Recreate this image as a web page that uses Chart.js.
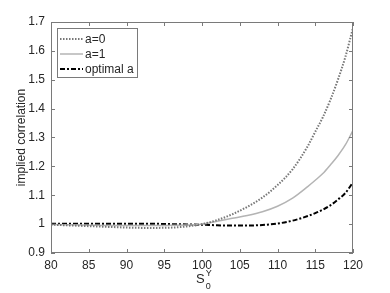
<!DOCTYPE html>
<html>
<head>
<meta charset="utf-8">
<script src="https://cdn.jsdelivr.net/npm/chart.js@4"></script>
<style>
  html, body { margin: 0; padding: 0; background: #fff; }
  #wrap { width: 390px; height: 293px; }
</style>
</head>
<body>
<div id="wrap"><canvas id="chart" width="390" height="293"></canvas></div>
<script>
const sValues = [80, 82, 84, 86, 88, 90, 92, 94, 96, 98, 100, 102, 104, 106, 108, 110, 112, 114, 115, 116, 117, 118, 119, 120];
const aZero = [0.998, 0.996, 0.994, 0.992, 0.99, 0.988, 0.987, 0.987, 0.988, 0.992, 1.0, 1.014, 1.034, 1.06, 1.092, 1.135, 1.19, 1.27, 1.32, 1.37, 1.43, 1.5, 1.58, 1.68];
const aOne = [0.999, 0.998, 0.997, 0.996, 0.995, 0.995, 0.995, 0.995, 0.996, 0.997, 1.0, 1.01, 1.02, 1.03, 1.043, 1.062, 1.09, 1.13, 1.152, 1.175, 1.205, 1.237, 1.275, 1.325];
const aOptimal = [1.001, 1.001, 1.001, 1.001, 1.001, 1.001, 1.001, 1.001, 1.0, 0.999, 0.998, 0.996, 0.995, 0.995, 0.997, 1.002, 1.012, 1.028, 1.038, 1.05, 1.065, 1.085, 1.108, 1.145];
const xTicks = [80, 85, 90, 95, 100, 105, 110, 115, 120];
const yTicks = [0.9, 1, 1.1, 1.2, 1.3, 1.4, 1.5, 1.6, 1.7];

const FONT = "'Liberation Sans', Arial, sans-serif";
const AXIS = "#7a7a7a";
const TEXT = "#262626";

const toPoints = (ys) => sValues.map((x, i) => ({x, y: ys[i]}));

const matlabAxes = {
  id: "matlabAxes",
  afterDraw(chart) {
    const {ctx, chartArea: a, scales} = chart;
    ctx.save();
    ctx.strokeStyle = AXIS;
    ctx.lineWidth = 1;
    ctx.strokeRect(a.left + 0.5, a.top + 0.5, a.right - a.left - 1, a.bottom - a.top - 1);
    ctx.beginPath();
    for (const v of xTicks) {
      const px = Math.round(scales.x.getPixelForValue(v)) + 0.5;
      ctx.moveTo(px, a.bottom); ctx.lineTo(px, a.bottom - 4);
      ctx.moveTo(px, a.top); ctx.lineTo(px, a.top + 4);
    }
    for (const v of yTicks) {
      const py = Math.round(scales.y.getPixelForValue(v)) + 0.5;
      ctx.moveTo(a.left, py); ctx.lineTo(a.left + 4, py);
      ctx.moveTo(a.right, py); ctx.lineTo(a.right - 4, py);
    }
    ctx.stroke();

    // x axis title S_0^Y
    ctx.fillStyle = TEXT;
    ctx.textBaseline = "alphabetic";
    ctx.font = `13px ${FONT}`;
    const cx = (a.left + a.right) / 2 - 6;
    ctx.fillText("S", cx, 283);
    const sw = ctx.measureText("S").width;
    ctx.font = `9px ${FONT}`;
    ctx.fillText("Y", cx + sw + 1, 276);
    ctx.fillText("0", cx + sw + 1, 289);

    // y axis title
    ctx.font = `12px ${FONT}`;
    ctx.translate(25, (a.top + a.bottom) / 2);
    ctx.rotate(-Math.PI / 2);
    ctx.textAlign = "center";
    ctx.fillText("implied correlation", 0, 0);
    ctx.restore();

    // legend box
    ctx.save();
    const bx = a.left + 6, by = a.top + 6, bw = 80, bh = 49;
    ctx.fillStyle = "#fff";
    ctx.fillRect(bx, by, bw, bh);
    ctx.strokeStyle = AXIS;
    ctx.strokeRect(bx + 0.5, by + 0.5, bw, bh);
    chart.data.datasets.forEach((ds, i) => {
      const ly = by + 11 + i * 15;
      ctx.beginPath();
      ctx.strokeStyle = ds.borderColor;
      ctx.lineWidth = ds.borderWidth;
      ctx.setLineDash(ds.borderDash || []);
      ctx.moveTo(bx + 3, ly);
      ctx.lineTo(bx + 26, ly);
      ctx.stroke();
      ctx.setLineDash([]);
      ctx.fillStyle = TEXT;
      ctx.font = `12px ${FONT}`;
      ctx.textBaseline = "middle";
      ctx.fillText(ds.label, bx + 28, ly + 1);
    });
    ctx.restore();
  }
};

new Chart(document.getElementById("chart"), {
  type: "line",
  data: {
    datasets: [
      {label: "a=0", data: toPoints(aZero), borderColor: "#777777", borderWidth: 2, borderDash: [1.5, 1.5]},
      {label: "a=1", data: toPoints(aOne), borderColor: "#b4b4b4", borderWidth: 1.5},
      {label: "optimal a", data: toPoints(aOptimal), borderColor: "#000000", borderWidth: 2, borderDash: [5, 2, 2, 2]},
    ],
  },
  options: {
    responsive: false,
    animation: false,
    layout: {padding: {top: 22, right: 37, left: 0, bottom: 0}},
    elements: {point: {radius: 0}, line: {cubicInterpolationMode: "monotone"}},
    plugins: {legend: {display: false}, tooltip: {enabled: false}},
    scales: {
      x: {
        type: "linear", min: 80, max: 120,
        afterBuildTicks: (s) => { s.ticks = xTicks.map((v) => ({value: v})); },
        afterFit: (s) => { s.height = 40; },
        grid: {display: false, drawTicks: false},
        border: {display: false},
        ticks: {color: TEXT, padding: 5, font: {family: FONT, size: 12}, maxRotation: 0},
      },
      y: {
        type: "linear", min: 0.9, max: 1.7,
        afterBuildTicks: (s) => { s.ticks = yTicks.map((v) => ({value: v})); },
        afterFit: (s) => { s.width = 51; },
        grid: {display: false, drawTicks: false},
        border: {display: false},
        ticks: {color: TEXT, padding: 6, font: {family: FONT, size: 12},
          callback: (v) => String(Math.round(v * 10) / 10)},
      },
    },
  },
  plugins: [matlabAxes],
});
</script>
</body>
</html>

- - -

Aim of the task »
Output a faithful copy of the data, with each picture left out.

Reply »
Recreate this image as a web page that uses Chart.js.
<!DOCTYPE html>
<html>
<head>
<meta charset="utf-8">
<script src="https://cdn.jsdelivr.net/npm/chart.js@4"></script>
<style>
  html, body { margin: 0; padding: 0; background: #fff; }
  #wrap { width: 390px; height: 293px; }
</style>
</head>
<body>
<div id="wrap"><canvas id="chart" width="390" height="293"></canvas></div>
<script>
const sValues = [80, 82, 84, 86, 88, 90, 92, 94, 96, 98, 100, 102, 104, 106, 108, 110, 112, 114, 115, 116, 117, 118, 119, 120];
const aZero = [0.998, 0.996, 0.994, 0.992, 0.99, 0.988, 0.987, 0.987, 0.988, 0.992, 1.0, 1.014, 1.034, 1.06, 1.092, 1.135, 1.19, 1.27, 1.32, 1.37, 1.43, 1.5, 1.58, 1.68];
const aOne = [0.999, 0.998, 0.997, 0.996, 0.995, 0.995, 0.995, 0.995, 0.996, 0.997, 1.0, 1.01, 1.02, 1.03, 1.043, 1.062, 1.09, 1.13, 1.152, 1.175, 1.205, 1.237, 1.275, 1.325];
const aOptimal = [1.001, 1.001, 1.001, 1.001, 1.001, 1.001, 1.001, 1.001, 1.0, 0.999, 0.998, 0.996, 0.995, 0.995, 0.997, 1.002, 1.012, 1.028, 1.038, 1.05, 1.065, 1.085, 1.108, 1.145];
const xTicks = [80, 85, 90, 95, 100, 105, 110, 115, 120];
const yTicks = [0.9, 1, 1.1, 1.2, 1.3, 1.4, 1.5, 1.6, 1.7];

const FONT = "'Liberation Sans', Arial, sans-serif";
const AXIS = "#7a7a7a";
const TEXT = "#262626";

const toPoints = (ys) => sValues.map((x, i) => ({x, y: ys[i]}));

const matlabAxes = {
  id: "matlabAxes",
  afterDraw(chart) {
    const {ctx, chartArea: a, scales} = chart;
    ctx.save();
    ctx.strokeStyle = AXIS;
    ctx.lineWidth = 1;
    ctx.strokeRect(a.left + 0.5, a.top + 0.5, a.right - a.left - 1, a.bottom - a.top - 1);
    ctx.beginPath();
    for (const v of xTicks) {
      const px = Math.round(scales.x.getPixelForValue(v)) + 0.5;
      ctx.moveTo(px, a.bottom); ctx.lineTo(px, a.bottom - 4);
      ctx.moveTo(px, a.top); ctx.lineTo(px, a.top + 4);
    }
    for (const v of yTicks) {
      const py = Math.round(scales.y.getPixelForValue(v)) + 0.5;
      ctx.moveTo(a.left, py); ctx.lineTo(a.left + 4, py);
      ctx.moveTo(a.right, py); ctx.lineTo(a.right - 4, py);
    }
    ctx.stroke();

    // x axis title S_0^Y
    ctx.fillStyle = TEXT;
    ctx.textBaseline = "alphabetic";
    ctx.font = `13px ${FONT}`;
    const cx = (a.left + a.right) / 2 - 6;
    ctx.fillText("S", cx, 283);
    const sw = ctx.measureText("S").width;
    ctx.font = `9px ${FONT}`;
    ctx.fillText("Y", cx + sw + 1, 276);
    ctx.fillText("0", cx + sw + 1, 289);

    // y axis title
    ctx.font = `12px ${FONT}`;
    ctx.translate(25, (a.top + a.bottom) / 2);
    ctx.rotate(-Math.PI / 2);
    ctx.textAlign = "center";
    ctx.fillText("implied correlation", 0, 0);
    ctx.restore();

    // legend box
    ctx.save();
    const bx = a.left + 6, by = a.top + 6, bw = 80, bh = 49;
    ctx.fillStyle = "#fff";
    ctx.fillRect(bx, by, bw, bh);
    ctx.strokeStyle = AXIS;
    ctx.strokeRect(bx + 0.5, by + 0.5, bw, bh);
    chart.data.datasets.forEach((ds, i) => {
      const ly = by + 11 + i * 15;
      ctx.beginPath();
      ctx.strokeStyle = ds.borderColor;
      ctx.lineWidth = ds.borderWidth;
      ctx.setLineDash(ds.borderDash || []);
      ctx.moveTo(bx + 3, ly);
      ctx.lineTo(bx + 26, ly);
      ctx.stroke();
      ctx.setLineDash([]);
      ctx.fillStyle = TEXT;
      ctx.font = `12px ${FONT}`;
      ctx.textBaseline = "middle";
      ctx.fillText(ds.label, bx + 28, ly + 1);
    });
    ctx.restore();
  }
};

new Chart(document.getElementById("chart"), {
  type: "line",
  data: {
    datasets: [
      {label: "a=0", data: toPoints(aZero), borderColor: "#777777", borderWidth: 2, borderDash: [1.5, 1.5]},
      {label: "a=1", data: toPoints(aOne), borderColor: "#b4b4b4", borderWidth: 1.5},
      {label: "optimal a", data: toPoints(aOptimal), borderColor: "#000000", borderWidth: 2, borderDash: [5, 2, 2, 2]},
    ],
  },
  options: {
    responsive: false,
    animation: false,
    layout: {padding: {top: 22, right: 37, left: 0, bottom: 0}},
    elements: {point: {radius: 0}, line: {cubicInterpolationMode: "monotone"}},
    plugins: {legend: {display: false}, tooltip: {enabled: false}},
    scales: {
      x: {
        type: "linear", min: 80, max: 120,
        afterBuildTicks: (s) => { s.ticks = xTicks.map((v) => ({value: v})); },
        afterFit: (s) => { s.height = 40; },
        grid: {display: false, drawTicks: false},
        border: {display: false},
        ticks: {color: TEXT, padding: 5, font: {family: FONT, size: 12}, maxRotation: 0},
      },
      y: {
        type: "linear", min: 0.9, max: 1.7,
        afterBuildTicks: (s) => { s.ticks = yTicks.map((v) => ({value: v})); },
        afterFit: (s) => { s.width = 51; },
        grid: {display: false, drawTicks: false},
        border: {display: false},
        ticks: {color: TEXT, padding: 6, font: {family: FONT, size: 12},
          callback: (v) => String(Math.round(v * 10) / 10)},
      },
    },
  },
  plugins: [matlabAxes],
});
</script>
</body>
</html>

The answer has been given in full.